Bollingen is a village (Kirchdorf) within the Swiss municipality of Rapperswil-Jona in the canton of St. Gallen.

The village is located along the northern shore of the upper Lake Zürich (Obersee) between Jona and Schmerikon. Bollingen was part of the former municipality of Jona: On 1 January 2007 the former municipalities of Rapperswil and Jona merged to form the new political entity Rapperswil-Jona.

Sandstone from Bollingen may have been used even in the Roman Empire era, but presumably Bollinger Sandstein is extracted and processed since 1000 AD. Among others it was used for the Grossmünster and Fraumünster churches in Zürich, as well as for the Einsiedeln and St.
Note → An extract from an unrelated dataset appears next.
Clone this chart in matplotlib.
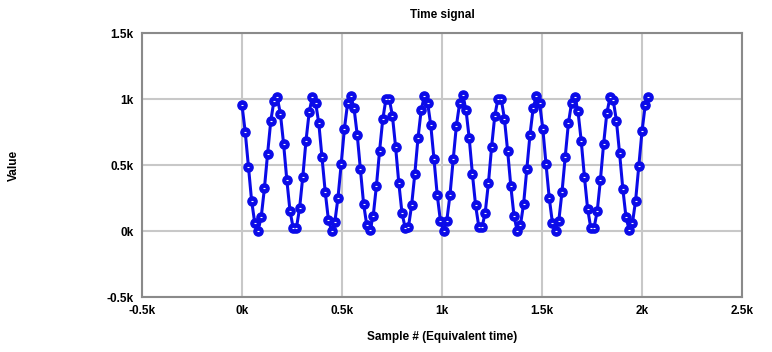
import numpy as np
import matplotlib
matplotlib.use("Agg")
import matplotlib.pyplot as plt
from matplotlib.ticker import FuncFormatter, MultipleLocator

plt.rcParams['font.family'] = ['Liberation Sans Narrow', 'Liberation Sans', 'DejaVu Sans']

# sample spacing (equivalent time) and values
sample_step = 16
values = [
    952, 752, 487, 230, 58, 3, 104, 323, 586, 836, 987, 1012, 889, 659, 389, 152,
    23, 23, 174, 412, 684, 901, 1018, 972, 816, 561, 298, 86, 0, 66, 253, 508,
    775, 967, 1023, 932, 730, 467, 205, 43, 5, 114, 341, 609, 848, 1002, 1002, 874,
    636, 364, 136, 23, 28, 194, 432, 704, 917, 1023, 972, 800, 543, 275, 78, 0,
    78, 275, 543, 798, 967, 1028, 917, 704, 432, 194, 33, 28, 139, 361, 636, 874,
    1002, 1002, 851, 609, 341, 114, 0, 43, 205, 467, 730, 932, 1023, 967, 775, 508,
    253, 63, 0, 78, 295, 561, 816, 972, 1018, 906, 684, 412, 169, 23, 23, 149,
    386, 659, 891, 1012, 992, 836, 588, 321, 104, 8, 58, 230, 492, 755, 952, 1018,
]
samples = np.arange(len(values)) * sample_step

x_range = (-500, 2500)
y_range = (-500, 1500)

fig = plt.figure(figsize=(7.72, 3.52), dpi=100)
ax = fig.add_axes([142 / 772, 55 / 352, 600 / 772, 264 / 352])

blue = '#0b0be8'
ax.plot(samples, values, color=blue, lw=2.2, marker='o', ms=6.6,
        mfc=blue, mec=blue, zorder=3)
# small white dash inside each marker
ax.plot(samples, values, ls='none', marker='_', ms=2.0, mew=0.8,
        color='white', zorder=4)

ax.set_xlim(*x_range)
ax.set_ylim(*y_range)
ax.xaxis.set_major_locator(MultipleLocator(500))
ax.yaxis.set_major_locator(MultipleLocator(500))
fmt = FuncFormatter(lambda v, p: f"{v / 1000:g}k")
ax.xaxis.set_major_formatter(fmt)
ax.yaxis.set_major_formatter(fmt)

ax.grid(True, color='#c8c8c8', lw=1.5)
ax.set_axisbelow(True)
for s in ax.spines.values():
    s.set_color('#8a8a8a')
    s.set_linewidth(1.5)
ax.tick_params(length=0, labelsize=8.5, pad=6)
for lab in ax.get_xticklabels() + ax.get_yticklabels():
    lab.set_fontweight('bold')

ax.set_title("Time signal", fontsize=8.5, fontweight='bold', pad=11)
ax.set_xlabel("Sample # (Equivalent time)", fontsize=8.5, fontweight='bold', labelpad=10)
fig.text(14 / 772, 1 - 165 / 352, "Value", rotation=90, fontsize=8.5,
         fontweight='bold', ha='center', va='center')

fig.savefig("out.png", dpi=100)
Gallen abbeys, or the Zunfthaus zur Meisen that was built in 1757 at the Münsterhof plaza in Zürich.

In the European Middle Ages, the two settlements named Unterbollingen and Oberbollingen are mentioned as part of the later Herrschaft Rapperswil of the Counts of Rapperswil. The earliest document sealed at the Rapperswil Castle was related to the donation of the church of Unterbollingen to the Rüti Abbey, and also mentions among others a civitas of the town of Rapperswil as witnesses of Count Rudolf von Rapperswil in 1229. On the peninsula at Oberbollingen, a St. Nicholas Chapel is mentioned, where around 1229 a small Cistercian nunnery, later Premonstratensian convent associated with the Rüti Abbey was established by the Counts of Rapperswil; in 1267 it was united with the nearby Mariazell Wurmsbach Abbey. In 1519 a new church in honor of St. Pancras was inaugurated in Unterbollingen. After the Reformation in Zürich the church was acquired by the city of Rapperswil to be united with the Heiliggeistspital, but since 1871 it is a parish church for its own.